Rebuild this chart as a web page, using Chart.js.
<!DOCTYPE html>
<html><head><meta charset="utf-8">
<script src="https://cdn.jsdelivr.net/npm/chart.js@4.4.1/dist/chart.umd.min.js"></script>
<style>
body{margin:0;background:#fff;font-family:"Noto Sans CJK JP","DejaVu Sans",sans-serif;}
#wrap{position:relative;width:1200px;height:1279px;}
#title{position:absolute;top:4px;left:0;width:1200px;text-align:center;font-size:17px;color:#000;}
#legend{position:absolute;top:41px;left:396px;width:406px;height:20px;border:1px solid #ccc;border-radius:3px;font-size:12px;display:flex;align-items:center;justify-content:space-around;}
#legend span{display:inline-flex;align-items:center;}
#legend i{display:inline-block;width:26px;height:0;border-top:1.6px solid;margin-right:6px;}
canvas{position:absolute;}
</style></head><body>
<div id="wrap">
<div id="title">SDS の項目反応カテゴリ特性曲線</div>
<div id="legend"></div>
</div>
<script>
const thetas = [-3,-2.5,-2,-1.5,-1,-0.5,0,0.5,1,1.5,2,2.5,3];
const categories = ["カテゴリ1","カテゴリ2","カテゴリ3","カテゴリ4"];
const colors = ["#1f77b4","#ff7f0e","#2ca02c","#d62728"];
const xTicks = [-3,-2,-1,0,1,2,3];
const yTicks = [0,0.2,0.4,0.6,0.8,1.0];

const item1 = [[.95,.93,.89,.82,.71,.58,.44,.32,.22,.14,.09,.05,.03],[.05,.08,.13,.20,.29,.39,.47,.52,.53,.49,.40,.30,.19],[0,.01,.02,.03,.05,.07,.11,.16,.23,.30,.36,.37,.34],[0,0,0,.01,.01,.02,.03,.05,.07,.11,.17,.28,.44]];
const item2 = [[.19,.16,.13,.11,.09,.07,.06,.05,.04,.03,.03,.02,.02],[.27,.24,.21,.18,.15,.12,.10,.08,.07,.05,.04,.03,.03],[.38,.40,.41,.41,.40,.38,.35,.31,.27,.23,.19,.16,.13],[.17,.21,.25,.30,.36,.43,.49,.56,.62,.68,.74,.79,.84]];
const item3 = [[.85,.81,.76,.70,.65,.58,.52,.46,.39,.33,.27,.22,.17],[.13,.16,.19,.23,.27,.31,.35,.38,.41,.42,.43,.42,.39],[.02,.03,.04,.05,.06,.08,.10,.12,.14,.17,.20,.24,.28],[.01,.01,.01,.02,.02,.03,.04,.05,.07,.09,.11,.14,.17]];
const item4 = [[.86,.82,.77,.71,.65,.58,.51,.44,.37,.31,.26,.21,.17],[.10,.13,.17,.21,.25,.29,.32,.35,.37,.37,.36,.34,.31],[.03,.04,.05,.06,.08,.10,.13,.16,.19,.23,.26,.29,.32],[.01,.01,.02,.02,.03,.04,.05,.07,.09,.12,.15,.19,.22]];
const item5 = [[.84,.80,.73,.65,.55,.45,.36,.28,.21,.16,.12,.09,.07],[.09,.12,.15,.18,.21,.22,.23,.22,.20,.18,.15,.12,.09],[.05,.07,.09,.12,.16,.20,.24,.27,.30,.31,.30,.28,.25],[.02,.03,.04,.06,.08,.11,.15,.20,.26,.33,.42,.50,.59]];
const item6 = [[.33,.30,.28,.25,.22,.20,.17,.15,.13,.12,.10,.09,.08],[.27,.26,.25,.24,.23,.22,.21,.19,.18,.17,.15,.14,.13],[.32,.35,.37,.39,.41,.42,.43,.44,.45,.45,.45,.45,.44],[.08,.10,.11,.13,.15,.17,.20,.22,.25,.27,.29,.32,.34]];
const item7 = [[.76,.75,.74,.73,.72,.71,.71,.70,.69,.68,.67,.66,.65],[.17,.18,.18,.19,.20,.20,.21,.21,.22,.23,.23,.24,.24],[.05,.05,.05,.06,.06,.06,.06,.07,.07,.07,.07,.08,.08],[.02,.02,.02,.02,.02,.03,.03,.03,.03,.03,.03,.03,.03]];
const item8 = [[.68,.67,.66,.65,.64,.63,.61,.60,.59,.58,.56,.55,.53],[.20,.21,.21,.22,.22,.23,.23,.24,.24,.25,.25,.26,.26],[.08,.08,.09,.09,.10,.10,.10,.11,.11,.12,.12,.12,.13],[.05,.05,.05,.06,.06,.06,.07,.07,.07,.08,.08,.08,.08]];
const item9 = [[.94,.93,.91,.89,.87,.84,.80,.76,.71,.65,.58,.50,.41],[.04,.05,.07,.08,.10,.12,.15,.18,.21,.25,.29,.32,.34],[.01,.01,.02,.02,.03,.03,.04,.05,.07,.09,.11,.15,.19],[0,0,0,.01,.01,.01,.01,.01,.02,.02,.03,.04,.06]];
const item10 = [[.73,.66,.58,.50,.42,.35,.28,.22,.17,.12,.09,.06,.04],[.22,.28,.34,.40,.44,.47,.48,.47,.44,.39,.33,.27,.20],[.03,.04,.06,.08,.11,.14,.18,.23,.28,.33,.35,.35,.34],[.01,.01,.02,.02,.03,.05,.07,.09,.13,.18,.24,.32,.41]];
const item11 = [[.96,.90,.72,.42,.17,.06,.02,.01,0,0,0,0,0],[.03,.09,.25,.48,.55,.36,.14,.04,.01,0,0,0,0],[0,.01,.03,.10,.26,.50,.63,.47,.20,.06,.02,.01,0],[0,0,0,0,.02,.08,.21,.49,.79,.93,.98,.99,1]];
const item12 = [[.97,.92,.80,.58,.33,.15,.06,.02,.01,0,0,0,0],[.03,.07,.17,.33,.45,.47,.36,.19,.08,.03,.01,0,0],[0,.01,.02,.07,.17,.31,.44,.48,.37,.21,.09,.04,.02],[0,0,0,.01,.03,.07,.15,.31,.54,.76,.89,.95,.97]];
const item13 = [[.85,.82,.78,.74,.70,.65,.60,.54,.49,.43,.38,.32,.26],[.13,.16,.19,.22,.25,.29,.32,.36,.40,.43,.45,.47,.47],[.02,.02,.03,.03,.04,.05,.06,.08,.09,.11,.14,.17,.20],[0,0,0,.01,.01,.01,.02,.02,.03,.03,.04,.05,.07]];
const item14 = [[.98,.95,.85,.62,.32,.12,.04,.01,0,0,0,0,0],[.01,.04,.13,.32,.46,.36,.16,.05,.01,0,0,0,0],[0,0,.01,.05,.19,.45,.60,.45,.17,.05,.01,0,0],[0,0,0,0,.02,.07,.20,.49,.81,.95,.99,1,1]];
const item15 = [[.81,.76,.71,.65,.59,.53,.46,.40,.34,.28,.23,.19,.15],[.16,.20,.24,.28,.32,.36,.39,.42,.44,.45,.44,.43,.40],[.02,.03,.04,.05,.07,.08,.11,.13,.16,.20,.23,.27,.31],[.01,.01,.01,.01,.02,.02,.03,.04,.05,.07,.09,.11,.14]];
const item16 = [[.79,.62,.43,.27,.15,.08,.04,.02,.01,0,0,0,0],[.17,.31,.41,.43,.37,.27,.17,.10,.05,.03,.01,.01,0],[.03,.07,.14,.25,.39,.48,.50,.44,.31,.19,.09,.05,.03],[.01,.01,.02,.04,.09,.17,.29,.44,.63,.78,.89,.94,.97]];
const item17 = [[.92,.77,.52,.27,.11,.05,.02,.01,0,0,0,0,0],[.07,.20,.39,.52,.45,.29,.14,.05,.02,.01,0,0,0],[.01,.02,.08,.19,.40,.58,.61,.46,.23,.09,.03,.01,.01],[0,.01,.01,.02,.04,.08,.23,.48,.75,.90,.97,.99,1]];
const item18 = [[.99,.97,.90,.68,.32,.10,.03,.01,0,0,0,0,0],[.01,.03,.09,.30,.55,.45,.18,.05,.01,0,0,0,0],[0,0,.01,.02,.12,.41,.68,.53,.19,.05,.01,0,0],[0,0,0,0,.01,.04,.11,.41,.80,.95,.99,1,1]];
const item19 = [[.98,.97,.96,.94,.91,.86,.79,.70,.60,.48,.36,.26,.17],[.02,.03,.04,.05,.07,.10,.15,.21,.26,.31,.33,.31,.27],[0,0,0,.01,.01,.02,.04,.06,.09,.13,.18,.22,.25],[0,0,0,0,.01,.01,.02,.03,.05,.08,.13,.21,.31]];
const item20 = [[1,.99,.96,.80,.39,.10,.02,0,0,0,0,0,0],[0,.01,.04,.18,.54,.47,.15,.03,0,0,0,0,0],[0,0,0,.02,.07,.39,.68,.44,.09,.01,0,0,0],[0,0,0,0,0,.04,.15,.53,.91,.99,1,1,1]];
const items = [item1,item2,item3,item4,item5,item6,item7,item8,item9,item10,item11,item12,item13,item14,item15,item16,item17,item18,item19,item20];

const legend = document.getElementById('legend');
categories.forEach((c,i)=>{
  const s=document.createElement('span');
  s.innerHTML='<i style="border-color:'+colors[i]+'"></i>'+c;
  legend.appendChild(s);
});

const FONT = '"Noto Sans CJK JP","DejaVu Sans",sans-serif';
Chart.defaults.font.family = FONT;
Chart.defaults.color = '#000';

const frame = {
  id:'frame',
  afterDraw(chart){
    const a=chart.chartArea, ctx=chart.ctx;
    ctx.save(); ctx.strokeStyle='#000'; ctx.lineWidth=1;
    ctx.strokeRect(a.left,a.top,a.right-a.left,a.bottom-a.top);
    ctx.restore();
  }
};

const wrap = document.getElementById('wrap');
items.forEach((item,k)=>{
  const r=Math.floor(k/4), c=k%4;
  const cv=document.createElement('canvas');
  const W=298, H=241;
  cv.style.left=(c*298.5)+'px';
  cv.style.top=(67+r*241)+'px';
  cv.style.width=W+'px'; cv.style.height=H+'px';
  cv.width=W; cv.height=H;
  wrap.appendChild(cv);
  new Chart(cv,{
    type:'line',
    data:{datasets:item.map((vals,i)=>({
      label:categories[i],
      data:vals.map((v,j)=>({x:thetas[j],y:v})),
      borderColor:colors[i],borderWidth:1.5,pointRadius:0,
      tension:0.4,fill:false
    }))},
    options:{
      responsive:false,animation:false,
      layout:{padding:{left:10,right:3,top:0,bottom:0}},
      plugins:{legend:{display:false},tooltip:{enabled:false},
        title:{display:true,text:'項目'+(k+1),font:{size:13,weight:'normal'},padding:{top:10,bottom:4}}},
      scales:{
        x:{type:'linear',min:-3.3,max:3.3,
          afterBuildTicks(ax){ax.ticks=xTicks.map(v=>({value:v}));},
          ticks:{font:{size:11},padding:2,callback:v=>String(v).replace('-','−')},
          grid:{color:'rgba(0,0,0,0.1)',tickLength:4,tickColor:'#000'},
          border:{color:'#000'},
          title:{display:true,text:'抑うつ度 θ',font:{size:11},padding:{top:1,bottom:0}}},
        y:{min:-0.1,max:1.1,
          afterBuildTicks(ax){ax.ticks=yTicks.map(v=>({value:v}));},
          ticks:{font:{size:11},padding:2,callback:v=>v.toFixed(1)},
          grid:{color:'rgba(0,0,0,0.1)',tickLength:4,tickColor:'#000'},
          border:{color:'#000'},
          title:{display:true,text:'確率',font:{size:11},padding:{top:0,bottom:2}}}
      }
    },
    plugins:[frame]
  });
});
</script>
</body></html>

::::

--- YOUR INSTRUCTIONS ---
Copy the lines from the start of the data verbatim, stopping after the line containing "const yTicks = [0,0.2,0.4,0.6,0.8,1.0];".

--- SOLUTION TO THIS PROBLEM ---
Rebuild this chart as a web page, using Chart.js.
<!DOCTYPE html>
<html><head><meta charset="utf-8">
<script src="https://cdn.jsdelivr.net/npm/chart.js@4.4.1/dist/chart.umd.min.js"></script>
<style>
body{margin:0;background:#fff;font-family:"Noto Sans CJK JP","DejaVu Sans",sans-serif;}
#wrap{position:relative;width:1200px;height:1279px;}
#title{position:absolute;top:4px;left:0;width:1200px;text-align:center;font-size:17px;color:#000;}
#legend{position:absolute;top:41px;left:396px;width:406px;height:20px;border:1px solid #ccc;border-radius:3px;font-size:12px;display:flex;align-items:center;justify-content:space-around;}
#legend span{display:inline-flex;align-items:center;}
#legend i{display:inline-block;width:26px;height:0;border-top:1.6px solid;margin-right:6px;}
canvas{position:absolute;}
</style></head><body>
<div id="wrap">
<div id="title">SDS の項目反応カテゴリ特性曲線</div>
<div id="legend"></div>
</div>
<script>
const thetas = [-3,-2.5,-2,-1.5,-1,-0.5,0,0.5,1,1.5,2,2.5,3];
const categories = ["カテゴリ1","カテゴリ2","カテゴリ3","カテゴリ4"];
const colors = ["#1f77b4","#ff7f0e","#2ca02c","#d62728"];
const xTicks = [-3,-2,-1,0,1,2,3];
const yTicks = [0,0.2,0.4,0.6,0.8,1.0];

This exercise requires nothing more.